-- Begin Source excerpt --

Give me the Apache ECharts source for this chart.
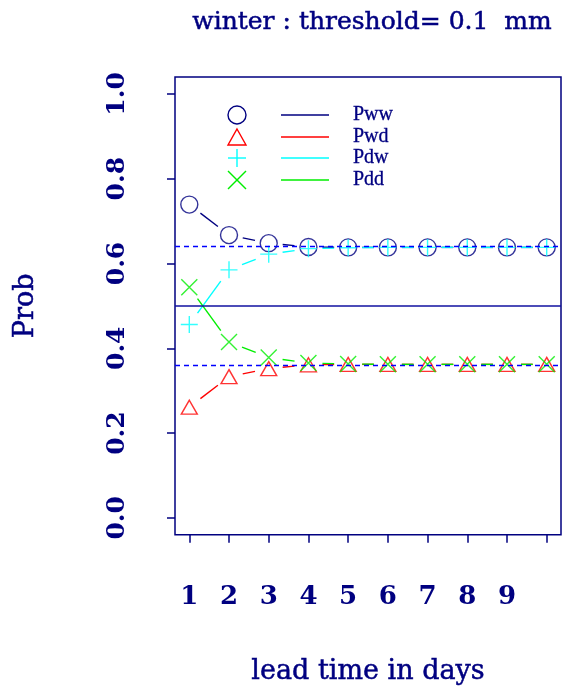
<!DOCTYPE html>
<html>
<head>
<meta charset="utf-8">
<script src="https://cdn.jsdelivr.net/npm/echarts@6/dist/echarts.min.js"></script>
<style>
  html, body { margin: 0; padding: 0; background: #ffffff; }
  #chart { width: 569px; height: 691px; }
</style>
</head>
<body>
<div id="chart"></div>
<script>
// Lead times (days) and transition probabilities for the winter season
const leadDays = [1, 2, 3, 4, 5, 6, 7, 8, 9, 10];
const pww = [0.739, 0.667, 0.648, 0.639, 0.638, 0.638, 0.638, 0.638, 0.638, 0.638];
const pwd = [0.261, 0.333, 0.352, 0.361, 0.362, 0.362, 0.362, 0.362, 0.362, 0.362];
const pdw = [0.456, 0.585, 0.622, 0.635, 0.637, 0.638, 0.638, 0.638, 0.638, 0.638];
const pdd = [0.544, 0.415, 0.378, 0.365, 0.363, 0.362, 0.362, 0.362, 0.362, 0.362];
// Stationary (climatological) levels and the 0.5 reference
const stationaryLevels = [0.638, 0.362];
const midLevel = 0.5;
// Axis ticks and labels
const xTickValues = [1, 2, 3, 4, 5, 6, 7, 8, 9, 10];
const xLabelValues = [1, 2, 3, 4, 5, 6, 7, 8, 9];
const yTickValues = [0, 0.2, 0.4, 0.6, 0.8, 1.0];
const seriesNames = ['Pww', 'Pwd', 'Pdw', 'Pdd'];

const NAVY = '#000080';
const SERIF = '"DejaVu Serif", serif';
const PLUS_PATH = 'path://M8,0L8,16M0,8L16,8';
const CROSS_PATH = 'path://M0,0L16,16M16,0L0,16';

const styles = {
  Pww: { color: NAVY, symbol: 'circle', size: 17 },
  Pwd: { color: '#ff0000', symbol: 'triangle', size: [16, 14] },
  Pdw: { color: '#00ffff', symbol: PLUS_PATH, size: 17 },
  Pdd: { color: '#00ee00', symbol: CROSS_PATH, size: 16 }
};
const values = { Pww: pww, Pwd: pwd, Pdw: pdw, Pdd: pdd };

const GAP = 14; // blank space left around each point by the connecting segments

function segmentData(ys) {
  const out = [];
  for (let i = 0; i < leadDays.length - 1; i++) {
    out.push([leadDays[i], ys[i], leadDays[i + 1], ys[i + 1]]);
  }
  return out;
}

function gappedSegment(color) {
  return function (params, api) {
    const a = api.coord([api.value(0), api.value(1)]);
    const b = api.coord([api.value(2), api.value(3)]);
    const dx = b[0] - a[0], dy = b[1] - a[1];
    const len = Math.sqrt(dx * dx + dy * dy);
    if (len <= 2 * GAP) return null;
    const ux = dx / len, uy = dy / len;
    return {
      type: 'line',
      shape: {
        x1: a[0] + ux * GAP, y1: a[1] + uy * GAP,
        x2: b[0] - ux * GAP, y2: b[1] - uy * GAP
      },
      style: { stroke: color, lineWidth: 1.4 }
    };
  };
}

const series = [];
// Reference lines: dashed stationary levels and solid mid line
series.push({
  type: 'line',
  data: [],
  silent: true,
  markLine: {
    symbol: 'none',
    silent: true,
    animation: false,
    label: { show: false },
    data: stationaryLevels.map(v => ({
      yAxis: v,
      lineStyle: { color: '#0000ff', type: [5, 4], width: 1.4 }
    })).concat([{
      yAxis: midLevel,
      lineStyle: { color: '#1010a0', type: 'solid', width: 1.6 }
    }])
  }
});

seriesNames.forEach(name => {
  const st = styles[name];
  series.push({
    type: 'custom',
    name: name + ' segments',
    renderItem: gappedSegment(st.color),
    encode: { x: [0, 2], y: [1, 3] },
    data: segmentData(values[name]),
    silent: true
  });
});
seriesNames.forEach(name => {
  const st = styles[name];
  series.push({
    type: 'scatter',
    name: name,
    symbol: st.symbol,
    symbolSize: st.size,
    data: leadDays.map((d, i) => [d, values[name][i]]),
    itemStyle: { color: 'rgba(0,0,0,0)', borderColor: st.color, borderWidth: 1.4 },
    emphasis: { disabled: true },
    silent: true
  });
});

// Legend drawn inside the plot: symbol, line sample, name
const legendX = { symbol: 237, lineStart: 281, lineEnd: 329, text: 353 };
const legendRows = [115, 137, 158, 180];
function strokeLine(x1, y1, x2, y2, c) {
  return { type: 'line', shape: { x1: x1, y1: y1, x2: x2, y2: y2 }, style: { stroke: c, lineWidth: 1.4 } };
}
function legendSymbol(name, cx, cy) {
  const c = styles[name].color;
  const s = { stroke: c, fill: null, lineWidth: 1.4 };
  if (name === 'Pww') return [{ type: 'circle', shape: { cx: cx, cy: cy, r: 9 }, style: s }];
  if (name === 'Pwd') return [{ type: 'polygon', shape: { points: [[cx, cy - 8], [cx + 9, cy + 8], [cx - 9, cy + 8]] }, style: s }];
  if (name === 'Pdw') return [strokeLine(cx, cy - 9, cx, cy + 9, c), strokeLine(cx - 9, cy, cx + 9, cy, c)];
  return [strokeLine(cx - 9, cy - 9, cx + 9, cy + 9, c), strokeLine(cx + 9, cy - 9, cx - 9, cy + 9, c)];
}
let legendGraphics = [];
seriesNames.forEach((name, i) => {
  const y = legendRows[i];
  legendGraphics = legendGraphics.concat(legendSymbol(name, legendX.symbol, y));
  legendGraphics.push(strokeLine(legendX.lineStart, y, legendX.lineEnd, y, styles[name].color));
  legendGraphics.push({
    type: 'text', x: legendX.text, y: y,
    style: { text: name, fill: NAVY, font: '20px "Liberation Serif", serif', stroke: NAVY, lineWidth: 0.3, verticalAlign: 'middle', align: 'left' }
  });
});

const heavyText = { color: NAVY, fontFamily: SERIF, fontSize: 27, textBorderColor: NAVY, textBorderWidth: 0.5 };

const chart = echarts.init(document.getElementById('chart'), null, { renderer: 'canvas' });
chart.setOption({
  animation: false,
  backgroundColor: '#ffffff',
  grid: {
    left: 175, top: 77, right: 8, bottom: 155,
    show: true, borderColor: NAVY, borderWidth: 1.5, backgroundColor: 'transparent'
  },
  xAxis: {
    type: 'value',
    min: 0.64, max: 10.36,
    name: 'lead time in days',
    nameLocation: 'middle',
    nameGap: 124,
    nameTextStyle: heavyText,
    axisLine: { show: false, onZero: false },
    splitLine: { show: false },
    axisTick: { show: true, inside: false, length: 8, customValues: xTickValues, lineStyle: { color: NAVY, width: 1.5 } },
    axisLabel: {
      customValues: xLabelValues, margin: 49,
      color: NAVY, fontFamily: SERIF, fontWeight: 'bold', fontSize: 26,
      formatter: v => String(v)
    }
  },
  yAxis: {
    type: 'value',
    min: -0.04, max: 1.04,
    name: 'Prob',
    nameLocation: 'middle',
    nameGap: 136,
    nameTextStyle: heavyText,
    axisLine: { show: false, onZero: false },
    splitLine: { show: false },
    axisTick: { show: true, inside: false, length: 8, customValues: yTickValues, lineStyle: { color: NAVY, width: 1.5 } },
    axisLabel: {
      customValues: yTickValues, margin: 45, rotate: 90,
      color: NAVY, fontFamily: SERIF, fontWeight: 'bold', fontSize: 25,
      formatter: v => v.toFixed(1)
    }
  },
  graphic: [{
    type: 'text', x: 372, y: 22,
    style: {
      text: 'winter : threshold= 0.1  mm', fill: NAVY, font: '25px "DejaVu Serif", serif',
      stroke: NAVY, lineWidth: 0.5, align: 'center', verticalAlign: 'middle'
    }
  }].concat(legendGraphics),
  series: series
});
</script>
</body>
</html>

-- End Source excerpt --

_Goal of the exercise_.
All the lines above are to be reproduced exactly, except the pictures.

_Worked solution_.
Give me the Apache ECharts source for this chart.
<!DOCTYPE html>
<html>
<head>
<meta charset="utf-8">
<script src="https://cdn.jsdelivr.net/npm/echarts@6/dist/echarts.min.js"></script>
<style>
  html, body { margin: 0; padding: 0; background: #ffffff; }
  #chart { width: 569px; height: 691px; }
</style>
</head>
<body>
<div id="chart"></div>
<script>
// Lead times (days) and transition probabilities for the winter season
const leadDays = [1, 2, 3, 4, 5, 6, 7, 8, 9, 10];
const pww = [0.739, 0.667, 0.648, 0.639, 0.638, 0.638, 0.638, 0.638, 0.638, 0.638];
const pwd = [0.261, 0.333, 0.352, 0.361, 0.362, 0.362, 0.362, 0.362, 0.362, 0.362];
const pdw = [0.456, 0.585, 0.622, 0.635, 0.637, 0.638, 0.638, 0.638, 0.638, 0.638];
const pdd = [0.544, 0.415, 0.378, 0.365, 0.363, 0.362, 0.362, 0.362, 0.362, 0.362];
// Stationary (climatological) levels and the 0.5 reference
const stationaryLevels = [0.638, 0.362];
const midLevel = 0.5;
// Axis ticks and labels
const xTickValues = [1, 2, 3, 4, 5, 6, 7, 8, 9, 10];
const xLabelValues = [1, 2, 3, 4, 5, 6, 7, 8, 9];
const yTickValues = [0, 0.2, 0.4, 0.6, 0.8, 1.0];
const seriesNames = ['Pww', 'Pwd', 'Pdw', 'Pdd'];

const NAVY = '#000080';
const SERIF = '"DejaVu Serif", serif';
const PLUS_PATH = 'path://M8,0L8,16M0,8L16,8';
const CROSS_PATH = 'path://M0,0L16,16M16,0L0,16';

const styles = {
  Pww: { color: NAVY, symbol: 'circle', size: 17 },
  Pwd: { color: '#ff0000', symbol: 'triangle', size: [16, 14] },
  Pdw: { color: '#00ffff', symbol: PLUS_PATH, size: 17 },
  Pdd: { color: '#00ee00', symbol: CROSS_PATH, size: 16 }
};
const values = { Pww: pww, Pwd: pwd, Pdw: pdw, Pdd: pdd };

const GAP = 14; // blank space left around each point by the connecting segments

function segmentData(ys) {
  const out = [];
  for (let i = 0; i < leadDays.length - 1; i++) {
    out.push([leadDays[i], ys[i], leadDays[i + 1], ys[i + 1]]);
  }
  return out;
}

function gappedSegment(color) {
  return function (params, api) {
    const a = api.coord([api.value(0), api.value(1)]);
    const b = api.coord([api.value(2), api.value(3)]);
    const dx = b[0] - a[0], dy = b[1] - a[1];
    const len = Math.sqrt(dx * dx + dy * dy);
    if (len <= 2 * GAP) return null;
    const ux = dx / len, uy = dy / len;
    return {
      type: 'line',
      shape: {
        x1: a[0] + ux * GAP, y1: a[1] + uy * GAP,
        x2: b[0] - ux * GAP, y2: b[1] - uy * GAP
      },
      style: { stroke: color, lineWidth: 1.4 }
    };
  };
}

const series = [];
// Reference lines: dashed stationary levels and solid mid line
series.push({
  type: 'line',
  data: [],
  silent: true,
  markLine: {
    symbol: 'none',
    silent: true,
    animation: false,
    label: { show: false },
    data: stationaryLevels.map(v => ({
      yAxis: v,
      lineStyle: { color: '#0000ff', type: [5, 4], width: 1.4 }
    })).concat([{
      yAxis: midLevel,
      lineStyle: { color: '#1010a0', type: 'solid', width: 1.6 }
    }])
  }
});

seriesNames.forEach(name => {
  const st = styles[name];
  series.push({
    type: 'custom',
    name: name + ' segments',
    renderItem: gappedSegment(st.color),
    encode: { x: [0, 2], y: [1, 3] },
    data: segmentData(values[name]),
    silent: true
  });
});
seriesNames.forEach(name => {
  const st = styles[name];
  series.push({
    type: 'scatter',
    name: name,
    symbol: st.symbol,
    symbolSize: st.size,
    data: leadDays.map((d, i) => [d, values[name][i]]),
    itemStyle: { color: 'rgba(0,0,0,0)', borderColor: st.color, borderWidth: 1.4 },
    emphasis: { disabled: true },
    silent: true
  });
});

// Legend drawn inside the plot: symbol, line sample, name
const legendX = { symbol: 237, lineStart: 281, lineEnd: 329, text: 353 };
const legendRows = [115, 137, 158, 180];
function strokeLine(x1, y1, x2, y2, c) {
  return { type: 'line', shape: { x1: x1, y1: y1, x2: x2, y2: y2 }, style: { stroke: c, lineWidth: 1.4 } };
}
function legendSymbol(name, cx, cy) {
  const c = styles[name].color;
  const s = { stroke: c, fill: null, lineWidth: 1.4 };
  if (name === 'Pww') return [{ type: 'circle', shape: { cx: cx, cy: cy, r: 9 }, style: s }];
  if (name === 'Pwd') return [{ type: 'polygon', shape: { points: [[cx, cy - 8], [cx + 9, cy + 8], [cx - 9, cy + 8]] }, style: s }];
  if (name === 'Pdw') return [strokeLine(cx, cy - 9, cx, cy + 9, c), strokeLine(cx - 9, cy, cx + 9, cy, c)];
  return [strokeLine(cx - 9, cy - 9, cx + 9, cy + 9, c), strokeLine(cx + 9, cy - 9, cx - 9, cy + 9, c)];
}
let legendGraphics = [];
seriesNames.forEach((name, i) => {
  const y = legendRows[i];
  legendGraphics = legendGraphics.concat(legendSymbol(name, legendX.symbol, y));
  legendGraphics.push(strokeLine(legendX.lineStart, y, legendX.lineEnd, y, styles[name].color));
  legendGraphics.push({
    type: 'text', x: legendX.text, y: y,
    style: { text: name, fill: NAVY, font: '20px "Liberation Serif", serif', stroke: NAVY, lineWidth: 0.3, verticalAlign: 'middle', align: 'left' }
  });
});

const heavyText = { color: NAVY, fontFamily: SERIF, fontSize: 27, textBorderColor: NAVY, textBorderWidth: 0.5 };

const chart = echarts.init(document.getElementById('chart'), null, { renderer: 'canvas' });
chart.setOption({
  animation: false,
  backgroundColor: '#ffffff',
  grid: {
    left: 175, top: 77, right: 8, bottom: 155,
    show: true, borderColor: NAVY, borderWidth: 1.5, backgroundColor: 'transparent'
  },
  xAxis: {
    type: 'value',
    min: 0.64, max: 10.36,
    name: 'lead time in days',
    nameLocation: 'middle',
    nameGap: 124,
    nameTextStyle: heavyText,
    axisLine: { show: false, onZero: false },
    splitLine: { show: false },
    axisTick: { show: true, inside: false, length: 8, customValues: xTickValues, lineStyle: { color: NAVY, width: 1.5 } },
    axisLabel: {
      customValues: xLabelValues, margin: 49,
      color: NAVY, fontFamily: SERIF, fontWeight: 'bold', fontSize: 26,
      formatter: v => String(v)
    }
  },
  yAxis: {
    type: 'value',
    min: -0.04, max: 1.04,
    name: 'Prob',
    nameLocation: 'middle',
    nameGap: 136,
    nameTextStyle: heavyText,
    axisLine: { show: false, onZero: false },
    splitLine: { show: false },
    axisTick: { show: true, inside: false, length: 8, customValues: yTickValues, lineStyle: { color: NAVY, width: 1.5 } },
    axisLabel: {
      customValues: yTickValues, margin: 45, rotate: 90,
      color: NAVY, fontFamily: SERIF, fontWeight: 'bold', fontSize: 25,
      formatter: v => v.toFixed(1)
    }
  },
  graphic: [{
    type: 'text', x: 372, y: 22,
    style: {
      text: 'winter : threshold= 0.1  mm', fill: NAVY, font: '25px "DejaVu Serif", serif',
      stroke: NAVY, lineWidth: 0.5, align: 'center', verticalAlign: 'middle'
    }
  }].concat(legendGraphics),
  series: series
});
</script>
</body>
</html>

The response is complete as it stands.